Extracted data start

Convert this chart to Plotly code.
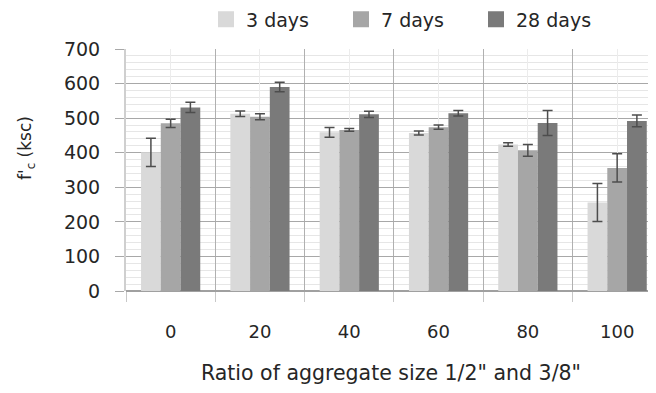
import plotly.graph_objects as go

categories = ["0", "20", "40", "60", "80", "100"]
series_names = ["3 days", "7 days", "28 days"]
days3 = [401, 513, 459, 457, 424, 256]
days3_err = [41, 8, 14, 6, 5, 55]
days7 = [485, 504, 466, 474, 407, 356]
days7_err = [12, 9, 4, 6, 17, 41]
days28 = [531, 590, 511, 514, 486, 492]
days28_err = [15, 14, 9, 8, 36, 17]
colors = ["#d9d9d9", "#a6a6a6", "#7a7a7a"]

FONT = "DejaVu Sans, sans-serif"
TXT = "#262626"

# page body has an 8px default margin: size the figure to fill the rest
W, H = 648, 385
OFF = 8

fig = go.Figure()
for name, vals, errs, col in zip(series_names, [days3, days7, days28],
                                 [days3_err, days7_err, days28_err], colors):
    fig.add_trace(go.Bar(
        x=categories, y=vals, name=name, marker_color=col, marker_line_width=0,
        showlegend=False,
        error_y=dict(type="data", array=errs, visible=True, color="#4d4d4d",
                     thickness=1.5, width=5),
    ))
    # legend proxy
    fig.add_trace(go.Scatter(
        x=[None], y=[None], mode="markers", name=name,
        marker=dict(symbol="square", size=16, color=col),
    ))

# overlay axis for light gridlines at category centers
fig.add_trace(go.Scatter(x=[None], y=[None], xaxis="x2", showlegend=False))

plot_w = W - (126 - OFF)

fig.update_layout(
    width=W, height=H,
    margin=dict(l=126 - OFF, r=0, t=49 - OFF, b=H - (291 - OFF)),
    paper_bgcolor="white", plot_bgcolor="white",
    barmode="group", bargap=0.337, bargroupgap=0,
    font=dict(family=FONT, size=19, color=TXT),
    legend=dict(orientation="h", x=(206 - OFF) / W, xref="container", xanchor="left",
                y=1 - (19.5 - OFF) / H, yref="container", yanchor="middle",
                entrywidth=90, font=dict(size=19, color=TXT, family=FONT),
                bgcolor="rgba(0,0,0,0)", itemclick=False),
    xaxis=dict(
        type="category", range=[-0.5, 5.435], tickson="boundaries",
        showgrid=True, gridcolor="#b0b0b0", gridwidth=1.4,
        ticks="outside", ticklen=10, tickcolor="#c8c8c8", tickwidth=1.3,
        showline=False, zeroline=False,
        tickfont=dict(size=18, color=TXT, family=FONT), ticklabelstandoff=28,
        title=dict(text="Ratio of aggregate size 1/2\" and 3/8\"",
                   font=dict(size=20.5, color=TXT, family=FONT), standoff=24),
    ),
    xaxis2=dict(
        overlaying="x", range=[-0.5, 5.435],
        tickvals=[0, 1, 2, 3, 4, 5], showticklabels=False,
        showgrid=True, gridcolor="#ececec", gridwidth=1, zeroline=False,
        showline=False, ticks="",
    ),
    yaxis=dict(
        range=[0, 700], dtick=100, tick0=0,
        showgrid=True, gridcolor="#a8a8a8", gridwidth=1.4,
        ticks="outside", ticklen=9, tickcolor="#a8a8a8", tickwidth=1.4,
        zeroline=True, zerolinecolor="#a0a0a0", zerolinewidth=1.5,
        showline=True, linecolor="#cfcfcf", linewidth=2,
        minor=dict(dtick=20, showgrid=True, gridcolor="#e6e6e6", gridwidth=1),
        tickfont=dict(size=19, color=TXT, family=FONT), ticklabelstandoff=11,
    ),
    annotations=[dict(
        text="f'<sub>c</sub> (ksc)", textangle=-90,
        xref="paper", x=(26 - 126) / plot_w, xanchor="center",
        yref="paper", y=(291 - 148) / 242, yanchor="middle",
        showarrow=False, font=dict(size=17, color=TXT, family=FONT),
    )],
)

fig.write_html("out.html")
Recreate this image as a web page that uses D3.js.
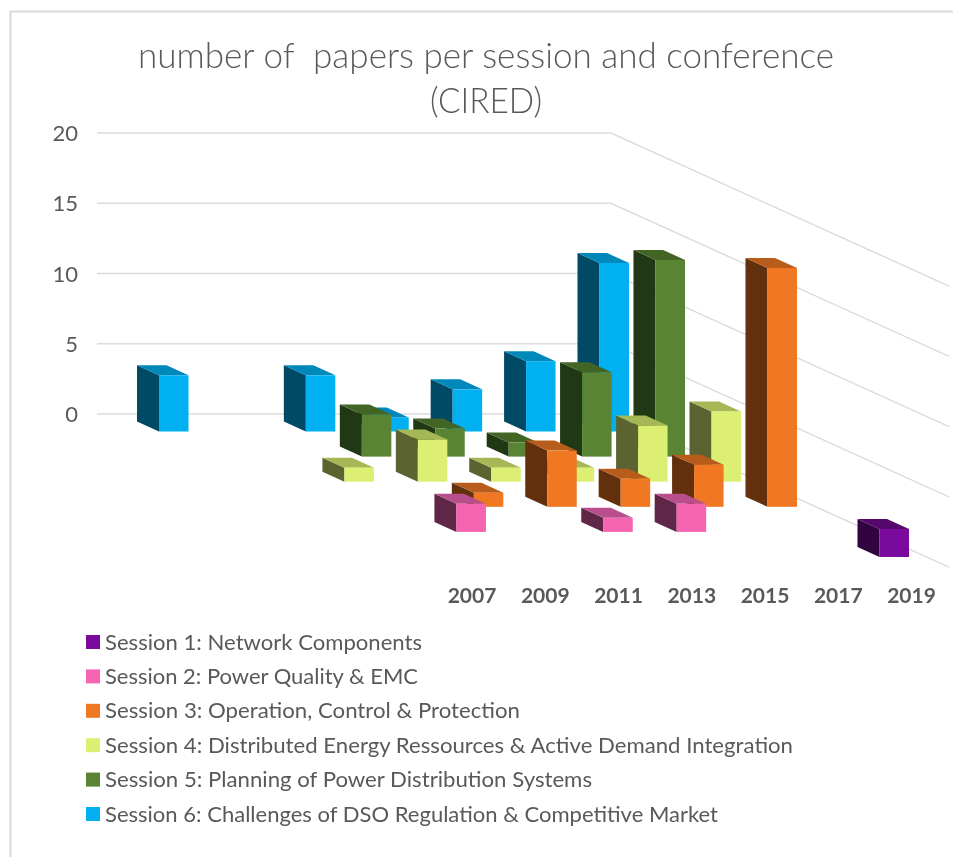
<!DOCTYPE html>
<html><head><meta charset="utf-8">
<script src="https://cdnjs.cloudflare.com/ajax/libs/d3/7.8.5/d3.min.js"></script>
<style>html,body{margin:0;padding:0;background:#fff}svg{display:block;filter:blur(0.45px)}</style>
</head><body><svg id="c" width="953" height="857"></svg>
<script>
const years = ["2007","2009","2011","2013","2015","2017","2019"];
const yTicks = [0,5,10,15,20];
const titleLines = ["number of  papers per session and conference","(CIRED)"];
const sessions = [
 "Session 1: Network Components",
 "Session 2: Power Quality & EMC",
 "Session 3: Operation, Control & Protection",
 "Session 4: Distributed Energy Ressources & Active Demand Integration",
 "Session 5: Planning of Power Distribution Systems",
 "Session 6: Challenges of DSO Regulation & Competitive Market"];
const session1 = [0,0,0,0,0,0,2];
const session2 = [0,2,0,1,2,0,0];
const session3 = [0,0,1,4,2,3,17];
const session4 = [0,1,3,1,1,4,5];
const session5 = [0,0,3,2,1,6,14];
const session6 = [4,0,4,1,3,5,12];
const frontColors = ["#7a0a9e","#f564b0","#f07822","#dcef72","#588434","#00b0f0"];
const sideColors  = ["#32043f","#602648","#63300e","#5b6430","#213814","#004a66"];
const topColors   = ["#55076a","#b84f8c","#b85c1c","#a5b855","#426526","#0088bb"];
const values = [session1,session2,session3,session4,session5,session6];

const svg = d3.select("#c");
const ink = "#595959", grid = "#dcdcdc";
const font = "Lato, 'Open Sans', sans-serif";

// frame
svg.append("path").attr("d","M10.5,857V11.5H953").attr("fill","none").attr("stroke","#d9d9d9").attr("stroke-width",2);

// title
svg.selectAll("text.title").data(titleLines).join("text").attr("class","title")
 .attr("x",486).attr("y",(d,i)=>68+i*45).attr("text-anchor","middle")
 .attr("font-family",font).attr("font-weight",300).attr("font-size",35).attr("fill",ink)
 .attr("textLength",(d,i)=>i?112:696).attr("lengthAdjust","spacingAndGlyphs")
 .style("white-space","pre").text(d=>d);

// scales
const wallY = d3.scaleLinear().domain([0,20]).range([414,133]);
const barH = d3.scaleLinear().domain([0,20]).range([0,281]);
const colX = d3.scalePoint().domain(d3.range(years.length)).range([159,599.5]);
const rowX = d3.scalePoint().domain(d3.range(5,-1,-1)).range([0,280]);
const rowY = d3.scalePoint().domain(d3.range(5,-1,-1)).range([431.5,557]);
const W = 29.5, DX = 22, DY = 10;

// gridlines
const wallRight = 611, edge = 949, slope = 0.453;
svg.append("g").selectAll("path").data(yTicks).join("path")
 .attr("d",v=>`M97,${wallY(v)}H${wallRight}L${edge},${wallY(v)+(edge-wallRight)*slope}`)
 .attr("fill","none").attr("stroke",grid).attr("stroke-width",1.5);

// y labels
svg.append("g").selectAll("text").data(yTicks).join("text")
 .attr("x",78).attr("y",v=>wallY(v)+8).attr("text-anchor","end")
 .attr("font-family",font).attr("font-size",22).attr("fill",ink).text(v=>v);

// bars, back row first
const bars = [];
d3.range(5,-1,-1).forEach(s=>values[s].forEach((v,c)=>{ if(v>0) bars.push({s,c,v}); }));
const g = svg.append("g").selectAll("g").data(bars).join("g");
const L = d=>colX(d.c)+rowX(d.s), B = d=>rowY(d.s), T = d=>B(d)-barH(d.v);
g.append("path").attr("fill",d=>sideColors[d.s])
 .attr("d",d=>`M${L(d)},${B(d)}L${L(d)-DX},${B(d)-DY}V${T(d)-DY}L${L(d)},${T(d)}Z`);
g.append("path").attr("fill",d=>topColors[d.s])
 .attr("d",d=>`M${L(d)},${T(d)}L${L(d)-DX},${T(d)-DY}H${L(d)-DX+W}L${L(d)+W},${T(d)}Z`);
g.append("rect").attr("fill",d=>frontColors[d.s])
 .attr("x",L).attr("y",T).attr("width",W).attr("height",d=>barH(d.v));

// x labels
const labelX = d3.scalePoint().domain(years).range([472,911.5]);
svg.append("g").selectAll("text").data(years).join("text")
 .attr("x",d=>labelX(d)).attr("y",602.5).attr("text-anchor","middle")
 .attr("font-family",font).attr("font-weight",700).attr("font-size",21).attr("fill",ink).text(d=>d);

// legend
const legY = d3.scalePoint().domain(d3.range(6)).range([642,814]);
const leg = svg.append("g").selectAll("g").data(sessions).join("g")
 .attr("transform",(d,i)=>`translate(0,${legY(i)})`);
leg.append("rect").attr("x",86).attr("y",-7).attr("width",14).attr("height",14).attr("fill",(d,i)=>frontColors[i]);
const legLen = [317,313,415,688,487,613];
leg.append("text").attr("x",105).attr("y",7.5).attr("font-family",font).attr("font-size",22).attr("fill",ink)
 .attr("textLength",(d,i)=>legLen[i]).attr("lengthAdjust","spacingAndGlyphs").text(d=>d);
</script></body></html>
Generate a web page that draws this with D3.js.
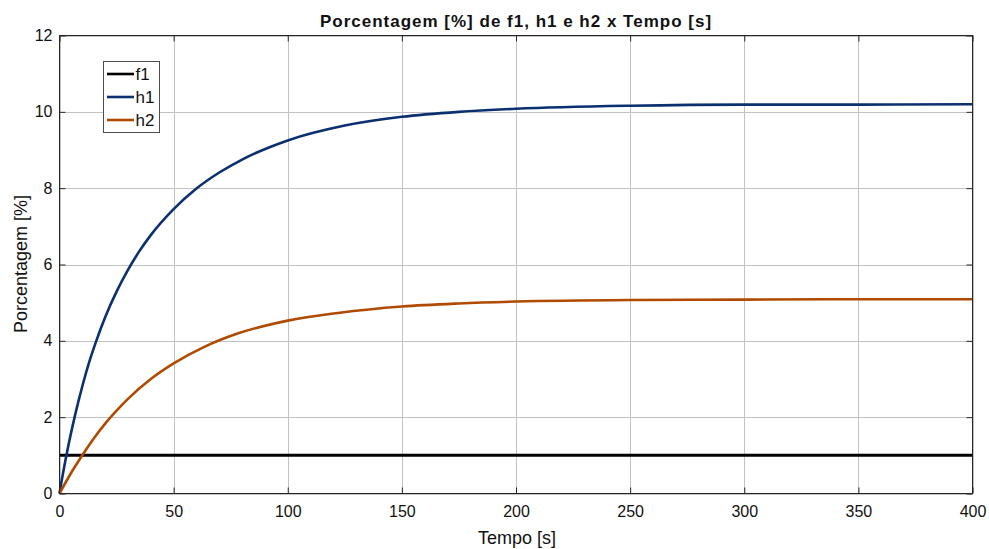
<!DOCTYPE html>
<html>
<head>
<meta charset="utf-8">
<script src="https://cdn.jsdelivr.net/npm/d3@7"></script>
<style>
  html, body { margin: 0; padding: 0; background: #fff; }
  svg { display: block; font-family: "Liberation Sans", Arial, sans-serif; }
</style>
</head>
<body>
<svg id="chart" width="989" height="549"></svg>
<script>
// Sample times [s] and percentages for each signal
const timeH1 = [0, 1, 2, 4, 7, 10, 13, 16, 20, 25, 30, 35, 40, 50, 60, 70, 80, 100, 125, 150, 175, 200, 250, 300, 350, 400];
const valuesH1 = [0, 0.35, 0.68, 1.29, 2.1, 2.81, 3.44, 3.98, 4.62, 5.29, 5.86, 6.35, 6.77, 7.45, 7.99, 8.41, 8.75, 9.25, 9.64, 9.87, 10.0, 10.08, 10.16, 10.19, 10.19, 10.2];

const timeH2 = [0, 5, 10, 15, 20, 25, 30, 40, 50, 63, 78, 100, 122, 150, 175, 200, 250, 300, 350, 400];
const valuesH2 = [0, 0.53, 1.0, 1.44, 1.83, 2.17, 2.48, 3.0, 3.41, 3.83, 4.19, 4.53, 4.73, 4.9, 4.98, 5.03, 5.07, 5.08, 5.09, 5.09];

const timeF1 = [0, 400];
const valuesF1 = [1, 1];

const xTicks = [0, 50, 100, 150, 200, 250, 300, 350, 400];
const yTicks = [0, 2, 4, 6, 8, 10, 12];

const seriesNames = ["f1", "h1", "h2"];
const seriesColors = ["#000000", "#0a3070", "#b04a00"];

const svg = d3.select("#chart");
const plotLeft = 59.5, plotRight = 972.5, plotTop = 35.5, plotBottom = 493.5;

const x = d3.scaleLinear().domain([0, 400]).range([plotLeft, plotRight]);
const y = d3.scaleLinear().domain([0, 12]).range([plotBottom, plotTop]);

// grid
const grid = svg.append("g");
grid.selectAll("line.gx").data(xTicks).join("line")
  .attr("x1", d => Math.round(x(d)) + 0.5).attr("x2", d => Math.round(x(d)) + 0.5)
  .attr("y1", plotTop).attr("y2", plotBottom)
  .attr("stroke", "#c2c2c2").attr("stroke-width", 1);
grid.selectAll("line.gy").data(yTicks).join("line")
  .attr("y1", d => Math.round(y(d)) + 0.5).attr("y2", d => Math.round(y(d)) + 0.5)
  .attr("x1", plotLeft).attr("x2", plotRight)
  .attr("stroke", "#c2c2c2").attr("stroke-width", 1);

// axes with inward ticks on all four sides
const axisColor = "#262626";
function styleAxis(g) {
  g.select(".domain").remove();
  g.selectAll(".tick line").attr("stroke", axisColor);
  g.selectAll(".tick text").attr("fill", "#111").style("font-size", "16px")
    .style("font-family", "'Liberation Sans', Arial, sans-serif");
}
svg.append("g").attr("transform", `translate(0,${plotBottom})`)
  .call(d3.axisBottom(x).tickValues(xTicks).tickSize(-6).tickPadding(12).tickFormat(d3.format("d")))
  .call(styleAxis);
svg.append("g").attr("transform", `translate(0,${plotTop})`)
  .call(d3.axisTop(x).tickValues(xTicks).tickSize(-6).tickFormat(""))
  .call(styleAxis);
svg.append("g").attr("transform", `translate(${plotLeft},0)`)
  .call(d3.axisLeft(y).tickValues(yTicks).tickSize(-6).tickPadding(7).tickFormat(d3.format("d")))
  .call(styleAxis);
svg.append("g").attr("transform", `translate(${plotRight},0)`)
  .call(d3.axisRight(y).tickValues(yTicks).tickSize(-6).tickFormat(""))
  .call(styleAxis);

// lines
const line = d3.line().x(d => x(d[0])).y(d => y(d[1])).curve(d3.curveMonotoneX);
const series = [
  { pts: d3.zip(timeF1, valuesF1), w: 3 },
  { pts: d3.zip(timeH1, valuesH1), w: 2.6 },
  { pts: d3.zip(timeH2, valuesH2), w: 2.6 }
];
svg.append("g").selectAll("path").data(series).join("path")
  .attr("d", d => line(d.pts))
  .attr("fill", "none")
  .attr("stroke", (d, i) => seriesColors[i])
  .attr("stroke-width", d => d.w)
  .attr("stroke-linejoin", "round");

// plot box
svg.append("rect").attr("x", plotLeft).attr("y", plotTop)
  .attr("width", plotRight - plotLeft).attr("height", plotBottom - plotTop)
  .attr("fill", "none").attr("stroke", axisColor).attr("stroke-width", 1);

// legend
const lg = svg.append("g");
lg.append("rect").attr("x", 103.5).attr("y", 61.5).attr("width", 56).attr("height", 71)
  .attr("fill", "#fff").attr("stroke", "#4d4d4d").attr("stroke-width", 1);
const rowsY = [74, 97, 120];
seriesNames.forEach((name, i) => {
  lg.append("line").attr("x1", 107).attr("x2", 134).attr("y1", rowsY[i]).attr("y2", rowsY[i])
    .attr("stroke", seriesColors[i]).attr("stroke-width", 2.6);
  lg.append("text").attr("x", 135.5).attr("y", rowsY[i] + 6)
    .style("font-size", "17px").attr("fill", "#111").text(name);
});

// title and axis labels
svg.append("text").attr("x", 516).attr("y", 27).attr("text-anchor", "middle")
  .style("font-size", "17px").style("font-weight", "bold").style("letter-spacing", "1px")
  .attr("fill", "#111")
  .text("Porcentagem [%] de f1, h1 e h2 x Tempo [s]");
svg.append("text").attr("x", 517).attr("y", 544).attr("text-anchor", "middle")
  .style("font-size", "18px").attr("fill", "#111").text("Tempo [s]");
svg.append("text").attr("transform", "translate(27,264) rotate(-90)").attr("text-anchor", "middle")
  .style("font-size", "18px").attr("fill", "#111").text("Porcentagem [%]");
</script>
</body>
</html>
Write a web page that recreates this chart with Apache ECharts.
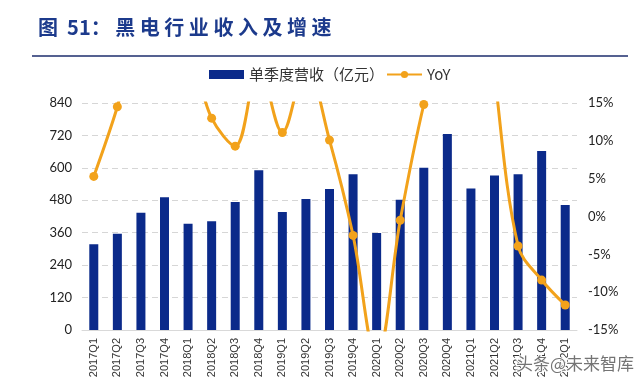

Extracted data end

> _Problem statement_:
Find the string "with" in the records, then copy each line where it occurs.

> _Correct answer_:
Generate a web page that draws this with D3.js.
// axes with inward ticks on all four sides
Write a web page that recreates this chart with Apache ECharts.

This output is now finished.